The Samsung Digital Health Initiative is based on open hardware and software platforms that will accelerate the development of advanced sensors, algorithms, and data collection and analysis.
At an event at San Francisco’s SFJAZZ Center today, Samsung’s Strategy and Innovation Center (SSIC) team demonstrated its open platform in a wearable wristband form factor, showing how devices based on this reference-design blueprint could be used to track measurements such as heart rate, respiratory rate and blood pressure.
The company also demonstrated its open software architecture and how it could be used to collect data from a variety of sources, aggregate it and display it in a format allowing consumers to better understand what is taking place within their bodies.

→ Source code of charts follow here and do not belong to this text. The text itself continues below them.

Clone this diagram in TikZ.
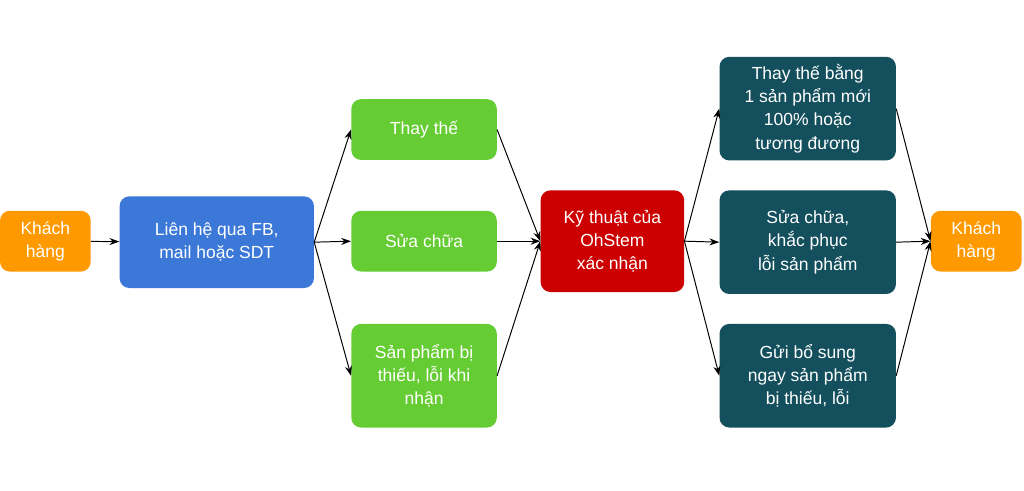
\documentclass[tikz,border=0pt]{standalone}
\usepackage{fontspec}
\setmainfont{Liberation Sans}
\usetikzlibrary{arrows.meta}
\definecolor{khachcolor}{HTML}{FF9900}
\definecolor{lienhecolor}{HTML}{3C78D8}
\definecolor{loaicolor}{HTML}{66CC33}
\definecolor{kythuatcolor}{HTML}{CC0000}
\definecolor{xulycolor}{HTML}{134F5C}

\begin{document}
\begin{tikzpicture}[x=0.025cm,y=-0.025cm,
  box/.style={rounded corners=7pt,text=white,align=center,inner sep=0pt,
    font=\fontsize{12.5}{16.5}\selectfont},
  khach/.style={box,fill=khachcolor,minimum width=91*0.025cm,minimum height=61*0.025cm},
  loai/.style={box,fill=loaicolor,minimum width=146*0.025cm},
  xuly/.style={box,fill=xulycolor,minimum width=177*0.025cm,minimum height=104*0.025cm},
  arr/.style={black,line width=0.7pt,-{Stealth[length=7pt,width=5pt]}}]
  \fill[white] (0,0) rectangle (1024,492);
% khach hang va lien he
  \node[khach] (khach1) at (42,242) {Khách\\hàng};
  \node[box,fill=lienhecolor,minimum width=195*0.025cm,minimum height=92*0.025cm] (lienhe) at (214,243) {Liên hệ qua FB,\\mail hoặc SDT};
% cac loai yeu cau
  \node[loai,minimum height=61*0.025cm] (thaythe) at (422,130) {Thay thế};
  \node[loai,minimum height=61*0.025cm] (suachua) at (422,242) {Sửa chữa};
  \node[loai,minimum height=104*0.025cm] (thieu) at (422,377) {Sản phẩm bị\\thiếu, lỗi khi\\nhận};
% ky thuat
  \node[box,fill=kythuatcolor,minimum width=144*0.025cm,minimum height=102*0.025cm] (kythuat) at (611,242) {Kỹ thuật của\\OhStem\\xác nhận};
% xu ly
  \node[xuly] (thaymoi) at (807,109) {Thay thế bằng\\1 sản phẩm mới\\100\% hoặc\\tương đương};
  \node[xuly] (khacphuc) at (807,243) {Sửa chữa,\\khắc phục\\lỗi sản phẩm};
  \node[xuly] (guibosung) at (807,377) {Gửi bổ sung\\ngay sản phẩm\\bị thiếu, lỗi};
  \node[khach] (khach2) at (976,242) {Khách\\hàng};
% connectors
  \draw[arr] (khach1) -- (lienhe);
  \foreach \n in {thaythe,suachua,thieu}{
    \draw[arr] (lienhe.east) -- (\n.west);
    \draw[arr] (\n.east) -- (kythuat.west);
  }
  \foreach \n in {thaymoi,khacphuc,guibosung}{
    \draw[arr] (kythuat.east) -- (\n.west);
    \draw[arr] (\n.east) -- (khach2.west);
  }
  \useasboundingbox (0,0) rectangle (1024,492);
\end{tikzpicture}
\end{document}
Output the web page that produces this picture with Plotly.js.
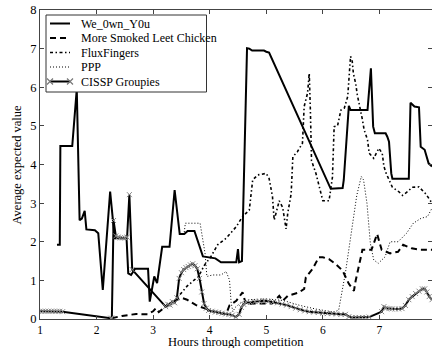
<!DOCTYPE html>
<html>
<head>
<meta charset="utf-8">
<script src="https://cdn.plot.ly/plotly-3.0.1.min.js"></script>
<style>html,body{margin:0;padding:0;background:#fff;}#chart{width:432px;height:348px;}</style>
</head>
<body>
<div id="chart"></div>
<script>
// Team names
const teamNames = ["We_0wn_Y0u", "More Smoked Leet Chicken", "FluxFingers", "PPP", "CISSP Groupies"];

// We_0wn_Y0u
const weX = [1.30,1.35,1.36,1.57,1.65,1.70,1.74,1.79,1.82,1.97,2.03,2.11,2.24,2.32,2.53,2.56,2.61,2.68,2.91,2.94,3.02,3.07,3.16,3.29,3.38,3.41,3.47,3.55,3.61,3.73,3.88,4.10,4.20,4.47,4.50,4.52,4.57,4.66,4.70,4.75,4.96,5.00,5.05,6.14,6.35,6.37,6.46,6.49,6.79,6.85,6.89,6.92,7.11,7.14,7.17,7.21,7.23,7.52,7.55,7.62,7.70,7.73,7.80,7.87,7.93];
const weY = [1.92,1.92,4.48,4.48,5.95,2.56,2.60,2.80,2.32,2.30,2.22,0.75,3.30,2.09,2.09,1.18,1.14,1.30,1.30,0.45,1.10,0.93,1.87,1.87,3.34,3.00,2.20,2.20,2.28,2.28,1.62,1.57,1.47,1.47,1.81,1.47,1.50,7.01,7.00,6.95,6.95,6.92,6.90,3.37,3.39,3.60,5.52,5.41,5.41,6.49,4.98,4.81,4.81,4.72,4.59,3.77,3.63,3.63,5.60,5.50,5.48,4.46,4.38,4.03,3.95];

// More Smoked Leet Chicken
const mslX = [2.27,2.45,2.70,2.90,3.00,3.05,3.10,3.20,3.35,3.50,3.60,3.76,3.90,4.00,4.20,4.29,4.35,4.47,4.58,4.64,4.80,5.10,5.23,5.29,5.38,5.58,5.67,5.70,5.82,5.93,6.00,6.11,6.23,6.35,6.46,6.55,6.58,6.64,6.70,6.86,6.96,7.04,7.19,7.33,7.42,7.57,7.72,7.93];
const mslY = [0.02,0.08,0.13,0.12,0.20,0.28,0.18,0.30,0.45,0.55,0.50,0.36,0.28,0.22,0.15,0.13,0.35,0.47,0.69,0.39,0.40,0.40,0.60,0.47,0.60,0.69,0.78,1.08,1.30,1.60,1.60,1.55,1.42,1.25,0.91,0.73,0.99,1.42,1.79,1.79,2.20,1.79,1.70,1.74,1.92,1.83,1.79,1.79];

// FluxFingers
const ffX = [3.22,3.40,3.60,3.80,3.91,4.02,4.14,4.29,4.47,4.58,4.70,4.76,4.85,5.00,5.05,5.11,5.14,5.23,5.29,5.32,5.35,5.38,5.44,5.47,5.55,5.64,5.67,5.73,5.76,5.78,5.80,5.88,6.00,6.11,6.14,6.17,6.20,6.26,6.32,6.38,6.44,6.49,6.52,6.54,6.58,6.61,6.70,6.73,6.79,6.82,6.90,6.99,7.05,7.08,7.12,7.19,7.23,7.34,7.41,7.50,7.58,7.70,7.82,7.93];
const ffY = [0.32,0.50,0.85,1.10,1.40,1.61,1.92,2.09,2.39,2.65,2.82,3.60,3.73,3.77,3.64,3.17,2.56,3.06,2.89,2.59,2.33,2.74,3.24,4.20,4.33,4.55,5.50,5.85,6.36,5.40,4.10,3.76,3.06,3.06,3.32,3.67,4.98,5.00,5.41,5.46,5.76,6.80,6.67,6.36,6.10,5.80,5.16,4.90,4.64,4.29,4.16,4.42,4.29,3.95,3.77,3.51,3.41,3.30,3.20,3.30,3.41,3.42,3.24,3.00];

// PPP
const pppX = [3.55,3.57,3.83,3.92,3.95,4.05,4.20,4.29,4.35,4.38,4.41,4.45,4.55,4.70,5.00,5.30,5.60,5.90,6.20,6.28,6.40,6.50,6.60,6.68,6.72,6.78,6.84,6.90,6.98,7.10,7.19,7.33,7.48,7.60,7.74,7.85,7.93];
const pppY = [2.25,2.48,2.48,1.68,1.10,1.14,1.14,1.23,1.01,0.41,0.19,0.30,0.42,0.50,0.52,0.48,0.35,0.25,0.18,0.23,1.20,2.20,3.20,3.69,3.60,3.00,1.96,1.53,1.44,1.61,2.00,2.00,2.22,2.48,2.61,2.65,2.87];

// CISSP Groupies
const cgX = [1.00,1.05,1.10,1.15,1.20,1.25,1.30,1.35,1.40,2.25,2.27,2.30,2.34,2.38,2.42,2.46,2.50,2.54,2.58,2.63,3.22,3.26,3.30,3.34,3.38,3.42,3.46,3.50,3.54,3.58,3.62,3.66,3.70,3.74,3.78,3.82,3.86,3.90,3.94,3.98,4.04,4.10,4.16,4.22,4.28,4.34,4.40,4.46,4.52,4.56,4.60,4.65,4.72,4.80,4.88,4.96,5.04,5.12,5.20,5.28,5.36,5.44,5.52,5.60,5.68,5.76,5.84,5.92,6.00,6.08,6.16,6.24,6.32,6.40,6.46,6.52,6.58,6.64,6.70,6.76,6.82,7.04,7.08,7.12,7.17,7.22,7.28,7.34,7.40,7.46,7.52,7.58,7.64,7.70,7.76,7.80,7.84,7.88,7.93];
const cgY = [0.20,0.20,0.20,0.20,0.20,0.20,0.20,0.20,0.19,0.02,0.02,2.55,2.15,2.12,2.10,2.10,2.10,2.12,3.22,1.28,0.32,0.38,0.36,0.45,0.42,0.55,1.05,1.20,1.28,1.33,1.36,1.40,1.43,1.38,1.30,1.05,0.70,0.40,0.28,0.22,0.20,0.18,0.17,0.15,0.13,0.12,0.10,0.05,0.12,0.30,0.38,0.43,0.43,0.45,0.46,0.47,0.46,0.44,0.42,0.39,0.36,0.32,0.28,0.24,0.21,0.19,0.18,0.17,0.15,0.14,0.14,0.13,0.12,0.12,0.06,0.04,0.04,0.04,0.04,0.04,0.05,0.19,0.32,0.28,0.27,0.26,0.26,0.26,0.27,0.35,0.50,0.58,0.66,0.72,0.78,0.78,0.70,0.58,0.50];

const xTicks = [1,2,3,4,5,6,7];
const yTicks = [0,1,2,3,4,5,6,7,8];

const FONT = "Liberation Serif";
const X_RANGE = [1, 7.93];
const Y_RANGE = [0, 8];
const PLOT = {left: 40, right: 432, top: 10, bottom: 319};

const lineStyles = [
  {color: "#000", width: 2},
  {color: "#000", width: 2, dash: "6px,4px"},
  {color: "#000", width: 1.6, dash: "3px,2.5px,1.5px,2.5px"},
  {color: "#000", width: 1, dash: "1px,2px"},
  {color: "#000", width: 2}
];
const cgMarker = {symbol: "x-thin", size: 5, color: "#888", line: {color: "#888", width: 1}};

const seriesX = [weX, mslX, ffX, pppX, cgX];
const seriesY = [weY, mslY, ffY, pppY, cgY];
const traces = seriesX.map((xs, i) => {
  const t = {x: xs, y: seriesY[i], name: teamNames[i], mode: "lines", line: lineStyles[i],
             showlegend: false, hoverinfo: "skip"};
  if (i === 4) { t.mode = "lines+markers"; t.marker = cgMarker; }
  return t;
});

// Legend: drawn as the last traces (so it sits above the data), positioned in pixels
// and converted to axis units from the axis ranges.
const pxToX = p => X_RANGE[0] + (p - PLOT.left) / (PLOT.right - PLOT.left) * (X_RANGE[1] - X_RANGE[0]);
const pyToY = p => Y_RANGE[0] + (PLOT.bottom - p) / (PLOT.bottom - PLOT.top) * (Y_RANGE[1] - Y_RANGE[0]);
const legBox = {x0: 46, x1: 206.5, y0: 15, y1: 92};
const rowY = [23.5, 38, 52.5, 67, 81.5];
const sampleX = [50, 70];
const textX = 79;
traces.push({x: [legBox.x0, legBox.x1, legBox.x1, legBox.x0, legBox.x0].map(pxToX),
  y: [legBox.y0, legBox.y0, legBox.y1, legBox.y1, legBox.y0].map(pyToY),
  mode: "lines", fill: "toself", fillcolor: "rgb(255,255,255)",
  line: {color: "#333", width: 1}, showlegend: false, hoverinfo: "skip"});
teamNames.forEach((nm, i) => {
  const t = {x: sampleX.map(pxToX), y: [rowY[i], rowY[i]].map(pyToY), mode: "lines",
    line: lineStyles[i], showlegend: false, hoverinfo: "skip"};
  if (i === 4) { t.mode = "lines+markers"; t.marker = {symbol: "x-thin", size: 6, color: "#777", line: {color: "#777", width: 1.2}}; }
  traces.push(t);
});

const annotations = teamNames.map((nm, i) => ({
  xref: "x", yref: "y", x: pxToX(textX), y: pyToY(rowY[i]), xanchor: "left", yanchor: "middle",
  text: nm, showarrow: false, font: {family: FONT, size: 12, color: "#000"}
}));
// Axis titles
annotations.push({xref: "paper", yref: "paper", x: 0.5, y: -31 / 309, xanchor: "center", yanchor: "bottom",
  borderpad: 0, text: "Hours through competition", showarrow: false,
  font: {family: FONT, size: 12.5, color: "#000"}});
annotations.push({xref: "paper", yref: "paper", x: (16 - 40) / 392, y: 0.5, xanchor: "center", yanchor: "middle",
  text: "Average expected value", textangle: -90, showarrow: false,
  font: {family: FONT, size: 12.5, color: "#000"}});

const layout = {
  width: 432, height: 348,
  margin: {l: 40, r: 0, t: 10, b: 29, pad: 0},
  paper_bgcolor: "#fff", plot_bgcolor: "#fff",
  font: {family: FONT, size: 12, color: "#000"},
  showlegend: false,
  annotations: annotations,
  xaxis: {
    range: X_RANGE, tickvals: xTicks, ticktext: xTicks.map(String),
    showgrid: false, zeroline: false, showline: true, linecolor: "#444", linewidth: 1,
    mirror: "ticks", ticks: "inside", ticklen: 4, tickcolor: "#444",
    tickfont: {family: FONT, size: 11.5}
  },
  yaxis: {
    range: Y_RANGE, tickvals: yTicks, ticktext: yTicks.map(String),
    showgrid: false, zeroline: false, showline: true, linecolor: "#444", linewidth: 1,
    mirror: "ticks", ticks: "inside", ticklen: 4, tickcolor: "#444",
    tickfont: {family: FONT, size: 12.5}
  }
};

Plotly.newPlot("chart", traces, layout, {displayModeBar: false, staticPlot: true});
</script>
</body>
</html>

The open platforms, combined with agreements like the one recently announced by Samsung and the University of California, San Francisco (UCSF) to validate new technologies for personal health and wellness, are designed to help entrepreneurs bring innovative products to market more quickly.
Open Hardware Platform: Samsung’s Simband is an open hardware reference design for wearable technology, capable of integrating the most advanced sensing technologies in the world. Simband is being designed in a modular way, allowing for innovation in areas like battery life, form factor and noninvasive sensor technology.
Innovators are invited to use the reference platform to create and contribute their own advanced sensors, algorithms and other technologies. Simband is a reference design Samsung and third-parties will use to develop products. It will not be sold commercially. This approach is intended to lead to the creation of ecosystems for hardware and algorithms that will enable new technology to be easily incorporated into finished products.
Open Software Architecture: The Samsung Architecture for Multimodal Interactions (SAMI) will be a cloud-based open software platform capable of bringing together diverse data from a variety of sources for analysis. It will allow devices and sensors to securely store data in the cloud regardless of the source’s format or structure.
SAMI’s job is to make more information available, to break open information silos and give applications and services access to large amounts of data to provide better insights. Under Samsung’s approach, SAMI will allow data to be controlled by the individual generating it and not by third-parties, so that personal health data can be better protected.
The combination of Simband-designed sensor technologies and algorithms and SAMI-based software will take individual understanding of the body to a new level – for the first time giving voice to a deeper understanding of personal health and wellness. In addition, through the development of new sensing technologies and software, it’s possible that entirely new and previously unimagined insights into health and wellness could be generated.
To support its Digital Health Initiative, Samsung today also announced the Samsung Digital Health Challenge, a $50m investment fund dedicated to innovative start-ups and technologies in the digital health area. The goal of the fund is to stimulate creative new approaches to digital health and Samsung’s open platforms.